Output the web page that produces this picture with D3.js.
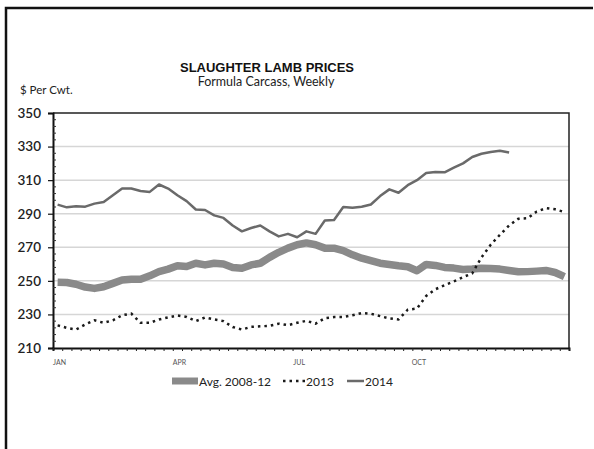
<!DOCTYPE html>
<html>
<head>
<meta charset="utf-8">
<script src="https://cdn.jsdelivr.net/npm/d3@7"></script>
<style>
  body { margin: 0; background: #fff; }
  svg { display: block; font-family: Lato, "Open Sans", sans-serif; }
</style>
</head>
<body>
<div id="chart"></div>
<script>
// weekly prices, $ per cwt
const avg0812 = [249.2, 249, 248, 246.3, 245.5, 246.5, 248.5, 250.5, 251, 251,
  253, 255.5, 257, 259, 258.5, 260.5, 259.5, 260.5, 260, 258,
  257.5, 259.5, 260.5, 264, 267, 269.5, 271.5, 272.6, 271.5, 269.5,
  269.5, 268, 265.5, 263.5, 262, 260.5, 259.8, 259, 258.4, 256,
  259.8, 259.2, 258, 257.6, 256.8, 257, 257.5, 257.3, 257, 256.2,
  255.4, 255.5, 255.8, 256.2, 255, 252.5];

const y2013 = [223.5, 222, 221, 224, 226.5, 225, 226.5, 229.5, 230.5, 225,
  225, 227, 228.2, 229.4, 228.5, 226, 228.2, 227, 226, 222.5,
  221, 222.6, 222.9, 223.2, 224.5, 223.6, 225, 226.2, 224.5, 227.8,
  228.4, 228.4, 229.5, 230.8, 230.4, 229, 227.6, 227, 232.8, 233.5,
  241, 245, 247.4, 249.7, 252.2, 254.5, 264, 271.5, 277.4, 283,
  287, 287.3, 291.3, 293.3, 292.6, 291];

const y2014 = [295.4, 293.8, 294.4, 294.2, 296, 297, 301, 305, 305, 303.5,
  303, 307.4, 305, 301, 297.5, 292.5, 292.2, 289, 287.5, 283,
  279.5, 281.5, 283, 279.5, 276.5, 278, 276, 279.5, 278, 286,
  286.2, 294, 293.5, 294.2, 295.5, 300.5, 304.5, 302.5, 307, 310,
  314.2, 314.9, 314.7, 317.4, 320, 323.8, 325.7, 326.8, 327.5, 326.5];

const nWeeks = 56;
const monthLabels = ['JAN', 'APR', 'JUL', 'OCT'];
const monthWeeks = [0, 13, 26, 39];
const yTicks = [210, 230, 250, 270, 290, 310, 330, 350];

const width = 594, height = 449;
const margin = { top: 113, right: 25, bottom: 101, left: 53 };
const plotW = width - margin.left - margin.right;
const plotH = height - margin.top - margin.bottom;

const svg = d3.select('#chart').append('svg')
    .attr('width', width)
    .attr('height', height);

// outer frame (top and left edges only visible)
svg.append('path')
    .attr('d', `M6,${height} V8 H593`)
    .attr('fill', 'none')
    .attr('stroke', '#111')
    .attr('stroke-width', 2.5);

svg.append('text')
    .attr('x', 267)
    .attr('y', 72)
    .attr('text-anchor', 'middle')
    .style('font-family', '"Liberation Sans", Arial, sans-serif')
    .style('font-size', '13px')
    .style('font-weight', 'bold')
    .attr('fill', '#111')
    .text('SLAUGHTER LAMB PRICES');

svg.append('text')
    .attr('x', 266)
    .attr('y', 86)
    .attr('text-anchor', 'middle')
    .style('font-size', '12.5px')
    .attr('fill', '#222')
    .text('Formula Carcass, Weekly');

svg.append('text')
    .attr('x', 20)
    .attr('y', 94)
    .style('font-size', '11.5px')
    .attr('fill', '#222')
    .text('$ Per Cwt.');

const g = svg.append('g')
    .attr('transform', `translate(${margin.left},${margin.top})`);

const x = d3.scaleLinear().domain([0, nWeeks]).range([0, plotW]);
const y = d3.scaleLinear().domain([210, 350]).range([plotH, 0]);

// gridlines
g.append('g')
    .selectAll('line')
    .data(yTicks.filter(d => d > 210 && d < 350))
    .enter()
    .append('line')
    .attr('x1', 0)
    .attr('x2', plotW)
    .attr('y1', d => y(d))
    .attr('y2', d => y(d))
    .attr('stroke', '#d6d6d6')
    .attr('stroke-width', 1.5);

// plot border top + right
g.append('path')
    .attr('d', `M0,0 H${plotW} V${plotH}`)
    .attr('fill', 'none')
    .attr('stroke', '#222')
    .attr('stroke-width', 1.5);

const line = d3.line()
    .x((d, i) => x(i + 0.5))
    .y(d => y(d));

g.append('path')
    .datum(avg0812)
    .attr('d', line)
    .attr('fill', 'none')
    .attr('stroke', '#8a8a8a')
    .attr('stroke-width', 7.5)
    .attr('stroke-linejoin', 'round');

g.append('path')
    .datum(y2014)
    .attr('d', line)
    .attr('fill', 'none')
    .attr('stroke', '#6a6a6a')
    .attr('stroke-width', 2.5)
    .attr('stroke-linejoin', 'round');

g.append('path')
    .datum(y2013)
    .attr('d', line)
    .attr('fill', 'none')
    .attr('stroke', '#1a1a1a')
    .attr('stroke-width', 2.5)
    .attr('stroke-dasharray', '2.5,4');

// y axis
const yAxis = g.append('g')
    .call(d3.axisLeft(y).tickValues(yTicks).tickSize(5).tickPadding(7));
yAxis.select('.domain').attr('stroke', '#111').attr('stroke-width', 2);
yAxis.selectAll('.tick line').attr('stroke', '#111').attr('stroke-width', 1.2);
yAxis.selectAll('.tick text')
    .style('font-size', '13.5px')
    .style('font-family', 'Lato, "Open Sans", sans-serif')
    .style('font-weight', '600')
    .attr('fill', '#222');

// minor y ticks
g.append('g')
    .selectAll('line')
    .data(d3.range(210, 351, 4).filter(d => (d - 210) % 20 !== 0))
    .enter()
    .append('line')
    .attr('x1', 0)
    .attr('x2', 3)
    .attr('y1', d => y(d))
    .attr('y2', d => y(d))
    .attr('stroke', '#333')
    .attr('stroke-width', 1);

// x axis
const xAxis = g.append('g')
    .attr('transform', `translate(0,${plotH})`)
    .call(d3.axisBottom(x).tickValues(d3.range(0, nWeeks + 1)).tickSize(3).tickFormat(''));
xAxis.select('.domain').attr('stroke', '#111').attr('stroke-width', 2);
xAxis.selectAll('.tick line').attr('stroke', '#222').attr('stroke-width', 1);

g.append('g')
    .selectAll('text')
    .data(monthLabels)
    .enter()
    .append('text')
    .attr('x', (d, i) => x(monthWeeks[i] + 0.5) + 2)
    .attr('y', plotH + 17)
    .attr('text-anchor', 'middle')
    .style('font-size', '7px')
    .attr('fill', '#555')
    .text(d => d);

// legend
const legendItems = [
    { label: 'Avg. 2008-12', x: 172, w: 26, stroke: '#8a8a8a', sw: 7, dash: null },
    { label: '2013', x: 283, w: 22, stroke: '#1a1a1a', sw: 2.5, dash: '2.5,4' },
    { label: '2014', x: 347, w: 17, stroke: '#6a6a6a', sw: 2.5, dash: null }
];
const legend = svg.append('g').attr('class', 'legend');
legendItems.forEach(item => {
    legend.append('line')
        .attr('x1', item.x)
        .attr('x2', item.x + item.w)
        .attr('y1', 381)
        .attr('y2', 381)
        .attr('stroke', item.stroke)
        .attr('stroke-width', item.sw)
        .attr('stroke-dasharray', item.dash);
    legend.append('text')
        .attr('x', item.x + item.w + 1)
        .attr('y', 385.5)
        .style('font-size', '12px')
        .attr('fill', '#222')
        .text(item.label);
});
</script>
</body>
</html>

## PROBLEM DETAILS
Reproduce the material word for word, minus the images.

## EXERCISE OUTPUT
Output the web page that produces this picture with D3.js.
<!DOCTYPE html>
<html>
<head>
<meta charset="utf-8">
<script src="https://cdn.jsdelivr.net/npm/d3@7"></script>
<style>
  body { margin: 0; background: #fff; }
  svg { display: block; font-family: Lato, "Open Sans", sans-serif; }
</style>
</head>
<body>
<div id="chart"></div>
<script>
// weekly prices, $ per cwt
const avg0812 = [249.2, 249, 248, 246.3, 245.5, 246.5, 248.5, 250.5, 251, 251,
  253, 255.5, 257, 259, 258.5, 260.5, 259.5, 260.5, 260, 258,
  257.5, 259.5, 260.5, 264, 267, 269.5, 271.5, 272.6, 271.5, 269.5,
  269.5, 268, 265.5, 263.5, 262, 260.5, 259.8, 259, 258.4, 256,
  259.8, 259.2, 258, 257.6, 256.8, 257, 257.5, 257.3, 257, 256.2,
  255.4, 255.5, 255.8, 256.2, 255, 252.5];

const y2013 = [223.5, 222, 221, 224, 226.5, 225, 226.5, 229.5, 230.5, 225,
  225, 227, 228.2, 229.4, 228.5, 226, 228.2, 227, 226, 222.5,
  221, 222.6, 222.9, 223.2, 224.5, 223.6, 225, 226.2, 224.5, 227.8,
  228.4, 228.4, 229.5, 230.8, 230.4, 229, 227.6, 227, 232.8, 233.5,
  241, 245, 247.4, 249.7, 252.2, 254.5, 264, 271.5, 277.4, 283,
  287, 287.3, 291.3, 293.3, 292.6, 291];

const y2014 = [295.4, 293.8, 294.4, 294.2, 296, 297, 301, 305, 305, 303.5,
  303, 307.4, 305, 301, 297.5, 292.5, 292.2, 289, 287.5, 283,
  279.5, 281.5, 283, 279.5, 276.5, 278, 276, 279.5, 278, 286,
  286.2, 294, 293.5, 294.2, 295.5, 300.5, 304.5, 302.5, 307, 310,
  314.2, 314.9, 314.7, 317.4, 320, 323.8, 325.7, 326.8, 327.5, 326.5];

const nWeeks = 56;
const monthLabels = ['JAN', 'APR', 'JUL', 'OCT'];
const monthWeeks = [0, 13, 26, 39];
const yTicks = [210, 230, 250, 270, 290, 310, 330, 350];

const width = 594, height = 449;
const margin = { top: 113, right: 25, bottom: 101, left: 53 };
const plotW = width - margin.left - margin.right;
const plotH = height - margin.top - margin.bottom;

const svg = d3.select('#chart').append('svg')
    .attr('width', width)
    .attr('height', height);

// outer frame (top and left edges only visible)
svg.append('path')
    .attr('d', `M6,${height} V8 H593`)
    .attr('fill', 'none')
    .attr('stroke', '#111')
    .attr('stroke-width', 2.5);

svg.append('text')
    .attr('x', 267)
    .attr('y', 72)
    .attr('text-anchor', 'middle')
    .style('font-family', '"Liberation Sans", Arial, sans-serif')
    .style('font-size', '13px')
    .style('font-weight', 'bold')
    .attr('fill', '#111')
    .text('SLAUGHTER LAMB PRICES');

svg.append('text')
    .attr('x', 266)
    .attr('y', 86)
    .attr('text-anchor', 'middle')
    .style('font-size', '12.5px')
    .attr('fill', '#222')
    .text('Formula Carcass, Weekly');

svg.append('text')
    .attr('x', 20)
    .attr('y', 94)
    .style('font-size', '11.5px')
    .attr('fill', '#222')
    .text('$ Per Cwt.');

const g = svg.append('g')
    .attr('transform', `translate(${margin.left},${margin.top})`);

const x = d3.scaleLinear().domain([0, nWeeks]).range([0, plotW]);
const y = d3.scaleLinear().domain([210, 350]).range([plotH, 0]);

// gridlines
g.append('g')
    .selectAll('line')
    .data(yTicks.filter(d => d > 210 && d < 350))
    .enter()
    .append('line')
    .attr('x1', 0)
    .attr('x2', plotW)
    .attr('y1', d => y(d))
    .attr('y2', d => y(d))
    .attr('stroke', '#d6d6d6')
    .attr('stroke-width', 1.5);

// plot border top + right
g.append('path')
    .attr('d', `M0,0 H${plotW} V${plotH}`)
    .attr('fill', 'none')
    .attr('stroke', '#222')
    .attr('stroke-width', 1.5);

const line = d3.line()
    .x((d, i) => x(i + 0.5))
    .y(d => y(d));

g.append('path')
    .datum(avg0812)
    .attr('d', line)
    .attr('fill', 'none')
    .attr('stroke', '#8a8a8a')
    .attr('stroke-width', 7.5)
    .attr('stroke-linejoin', 'round');

g.append('path')
    .datum(y2014)
    .attr('d', line)
    .attr('fill', 'none')
    .attr('stroke', '#6a6a6a')
    .attr('stroke-width', 2.5)
    .attr('stroke-linejoin', 'round');

g.append('path')
    .datum(y2013)
    .attr('d', line)
    .attr('fill', 'none')
    .attr('stroke', '#1a1a1a')
    .attr('stroke-width', 2.5)
    .attr('stroke-dasharray', '2.5,4');

// y axis
const yAxis = g.append('g')
    .call(d3.axisLeft(y).tickValues(yTicks).tickSize(5).tickPadding(7));
yAxis.select('.domain').attr('stroke', '#111').attr('stroke-width', 2);
yAxis.selectAll('.tick line').attr('stroke', '#111').attr('stroke-width', 1.2);
yAxis.selectAll('.tick text')
    .style('font-size', '13.5px')
    .style('font-family', 'Lato, "Open Sans", sans-serif')
    .style('font-weight', '600')
    .attr('fill', '#222');

// minor y ticks
g.append('g')
    .selectAll('line')
    .data(d3.range(210, 351, 4).filter(d => (d - 210) % 20 !== 0))
    .enter()
    .append('line')
    .attr('x1', 0)
    .attr('x2', 3)
    .attr('y1', d => y(d))
    .attr('y2', d => y(d))
    .attr('stroke', '#333')
    .attr('stroke-width', 1);

// x axis
const xAxis = g.append('g')
    .attr('transform', `translate(0,${plotH})`)
    .call(d3.axisBottom(x).tickValues(d3.range(0, nWeeks + 1)).tickSize(3).tickFormat(''));
xAxis.select('.domain').attr('stroke', '#111').attr('stroke-width', 2);
xAxis.selectAll('.tick line').attr('stroke', '#222').attr('stroke-width', 1);

g.append('g')
    .selectAll('text')
    .data(monthLabels)
    .enter()
    .append('text')
    .attr('x', (d, i) => x(monthWeeks[i] + 0.5) + 2)
    .attr('y', plotH + 17)
    .attr('text-anchor', 'middle')
    .style('font-size', '7px')
    .attr('fill', '#555')
    .text(d => d);

// legend
const legendItems = [
    { label: 'Avg. 2008-12', x: 172, w: 26, stroke: '#8a8a8a', sw: 7, dash: null },
    { label: '2013', x: 283, w: 22, stroke: '#1a1a1a', sw: 2.5, dash: '2.5,4' },
    { label: '2014', x: 347, w: 17, stroke: '#6a6a6a', sw: 2.5, dash: null }
];
const legend = svg.append('g').attr('class', 'legend');
legendItems.forEach(item => {
    legend.append('line')
        .attr('x1', item.x)
        .attr('x2', item.x + item.w)
        .attr('y1', 381)
        .attr('y2', 381)
        .attr('stroke', item.stroke)
        .attr('stroke-width', item.sw)
        .attr('stroke-dasharray', item.dash);
    legend.append('text')
        .attr('x', item.x + item.w + 1)
        .attr('y', 385.5)
        .style('font-size', '12px')
        .attr('fill', '#222')
        .text(item.label);
});
</script>
</body>
</html>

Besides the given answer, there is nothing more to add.